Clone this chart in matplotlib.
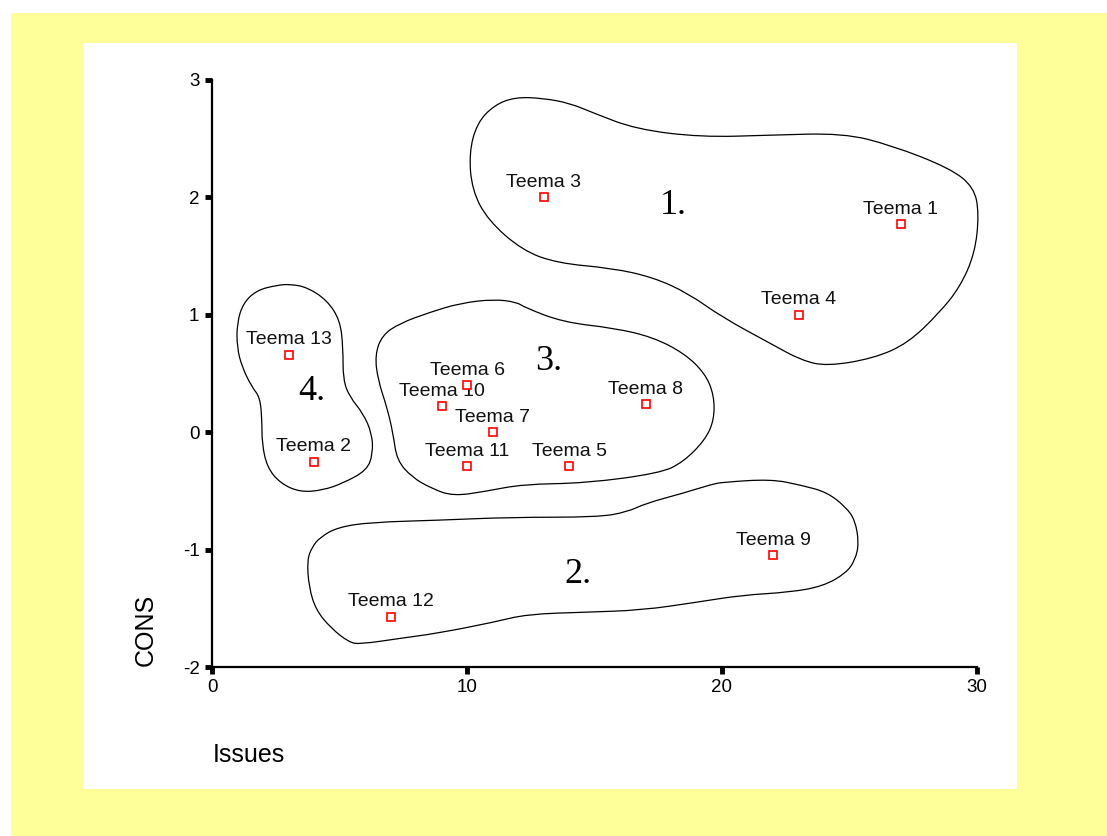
import matplotlib
matplotlib.use("Agg")
import matplotlib.pyplot as plt
from matplotlib.patches import Rectangle, PathPatch
from matplotlib.path import Path

plt.rcParams['font.family'] = ['Liberation Sans', 'DejaVu Sans']
plt.rcParams['axes.unicode_minus'] = False

# themes (Issues, CONS)
labels = ["Teema 1", "Teema 2", "Teema 3", "Teema 4", "Teema 5", "Teema 6", "Teema 7",
          "Teema 8", "Teema 9", "Teema 10", "Teema 11", "Teema 12", "Teema 13"]
issues = [27, 4, 13, 23, 14, 10, 11, 17, 22, 9, 10, 7, 3]
cons = [1.77, -0.25, 2.0, 1.0, -0.29, 0.40, 0.0, 0.24, -1.05, 0.22, -0.29, -1.57, 0.66]

# hand drawn cluster outlines (data coords)
cluster1 = [(11.88, 2.854), (12.98, 2.845), (14.04, 2.802), (14.98, 2.717), (16.63, 2.581),
            (19.18, 2.513), (21.88, 2.530), (24.75, 2.547), (26.63, 2.445), (28.94, 2.249),
            (29.88, 2.087), (30.08, 1.865), (29.92, 1.525), (29.33, 1.235), (28.51, 1.014),
            (27.29, 0.758), (25.96, 0.630), (24.12, 0.562), (23.10, 0.613), (21.88, 0.758),
            (20.00, 0.980), (18.67, 1.184), (17.29, 1.320), (15.69, 1.397), (13.53, 1.440),
            (12.16, 1.550), (10.82, 1.806), (10.20, 2.061), (10.08, 2.376), (10.39, 2.632),
            (11.06, 2.785)]
cluster2 = [(15.10, -0.724), (16.27, -0.681), (17.02, -0.605), (18.47, -0.520), (19.61, -0.443),
            (20.04, -0.426), (21.92, -0.400), (23.10, -0.451), (24.12, -0.511), (24.86, -0.639),
            (25.22, -0.750), (25.37, -0.945), (25.22, -1.090), (24.86, -1.201), (23.96, -1.312),
            (22.67, -1.363), (20.78, -1.388), (19.02, -1.448), (16.86, -1.516), (14.67, -1.533),
            (12.35, -1.550), (11.06, -1.618), (8.86, -1.712), (7.41, -1.755), (5.80, -1.806),
            (5.37, -1.789), (4.67, -1.670), (4.08, -1.516), (3.80, -1.320), (3.73, -1.090),
            (3.92, -0.980), (4.24, -0.894), (4.94, -0.809), (6.24, -0.767), (8.86, -0.750),
            (11.76, -0.724)]
cluster3 = [(9.73, 1.099), (11.06, 1.133), (11.96, 1.107), (12.24, 1.065), (13.76, 0.937),
            (15.80, 0.886), (17.29, 0.809), (18.51, 0.673), (19.33, 0.503), (19.69, 0.315),
            (19.69, 0.102), (19.33, -0.068), (18.47, -0.256), (17.57, -0.349), (14.67, -0.434),
            (12.20, -0.443), (10.75, -0.503), (9.45, -0.545), (8.59, -0.477), (7.84, -0.383),
            (7.25, -0.239), (7.10, -0.009), (6.86, 0.213), (6.51, 0.443), (6.39, 0.656),
            (6.67, 0.826), (7.37, 0.928), (8.55, 1.022)]
cluster4 = [(2.55, 1.252), (1.76, 1.210), (1.22, 1.099), (0.98, 0.928), (0.98, 0.724),
            (1.18, 0.554), (1.57, 0.383), (1.88, 0.298), (1.96, 0.102), (1.96, -0.094),
            (2.16, -0.298), (2.67, -0.434), (3.45, -0.511), (4.35, -0.494), (5.14, -0.434),
            (6.08, -0.324), (6.31, -0.179), (6.27, -0.009), (5.92, 0.162), (5.41, 0.298),
            (5.14, 0.443), (5.14, 0.724), (5.02, 0.954), (4.51, 1.124), (3.73, 1.235),
            (3.06, 1.261)]
cluster_names = ["1.", "2.", "3.", "4."]
cluster_pos = [(18.1, 1.93), (14.35, -1.21), (13.2, 0.60), (3.9, 0.35)]


def smooth_path(pts):
    # closed curve: quadratic bezier through edge midpoints, points as controls
    n = len(pts)
    mid = lambda a, b: ((a[0] + b[0]) / 2, (a[1] + b[1]) / 2)
    verts = [mid(pts[-1], pts[0])]
    codes = [Path.MOVETO]
    for i in range(n):
        verts += [pts[i], mid(pts[i], pts[(i + 1) % n])]
        codes += [Path.CURVE3, Path.CURVE3]
    return Path(verts, codes)


fig = plt.figure(figsize=(11.07, 8.36), dpi=100)
fig.patch.set_facecolor('white')
fig.patches.append(Rectangle((11 / 1107, 0), 1096 / 1107, 823 / 836, transform=fig.transFigure,
                             facecolor='#FFFF99', edgecolor='none', zorder=-10))
fig.patches.append(Rectangle((83 / 1107, 1 - 789 / 836), 934 / 1107, 746 / 836,
                             transform=fig.transFigure, facecolor='white', edgecolor='none', zorder=-9))

ax = fig.add_axes([212 / 1107, 1 - 667 / 836, 765 / 1107, 587 / 836])
ax.set_facecolor('none')

for pts in [cluster1, cluster2, cluster3, cluster4]:
    ax.add_patch(PathPatch(smooth_path(pts), fill=False, edgecolor='black', lw=0.9,
                           clip_on=False))

ax.plot(issues, cons, 's', ms=6, mfc='white', mec='#FF0000', mew=1.2, clip_on=False, zorder=3)
for lab, x, y in zip(labels, issues, cons):
    ax.annotate(lab, (x, y), xytext=(0, 7.5), textcoords='offset points', ha='center',
                va='baseline', fontsize=14, color='#111111', zorder=2)

for name, (x, y) in zip(cluster_names, cluster_pos):
    ax.text(x, y, name, ha='center', va='center', fontsize=26, family='Liberation Serif')

ax.set_xlim(0, 30)
ax.set_ylim(-2, 3)
ax.set_xticks([0, 10, 20, 30])
ax.set_yticks([-2, -1, 0, 1, 2, 3])
for s in ['top', 'right']:
    ax.spines[s].set_visible(False)
for s in ['left', 'bottom']:
    ax.spines[s].set_linewidth(1.6)
ax.tick_params(axis='both', direction='out', length=5, width=3.5, labelsize=13.5, pad=4)

fig.text(146 / 1107, 1 - 630 / 836, "CONS", rotation=90, ha='center', va='center', fontsize=18)
fig.text(213 / 1107, 1 - 755 / 836, "Issues", ha='left', va='center', fontsize=18)

fig.savefig("out.png", dpi=100)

**GOAL**
From the opening line of the listing above through the line bearing "-0.29, -1.57, 0.66]", repeat each line exactly. Drop every picture.

**FULL OUTPUT**
Clone this chart in matplotlib.
import matplotlib
matplotlib.use("Agg")
import matplotlib.pyplot as plt
from matplotlib.patches import Rectangle, PathPatch
from matplotlib.path import Path

plt.rcParams['font.family'] = ['Liberation Sans', 'DejaVu Sans']
plt.rcParams['axes.unicode_minus'] = False

# themes (Issues, CONS)
labels = ["Teema 1", "Teema 2", "Teema 3", "Teema 4", "Teema 5", "Teema 6", "Teema 7",
          "Teema 8", "Teema 9", "Teema 10", "Teema 11", "Teema 12", "Teema 13"]
issues = [27, 4, 13, 23, 14, 10, 11, 17, 22, 9, 10, 7, 3]
cons = [1.77, -0.25, 2.0, 1.0, -0.29, 0.40, 0.0, 0.24, -1.05, 0.22, -0.29, -1.57, 0.66]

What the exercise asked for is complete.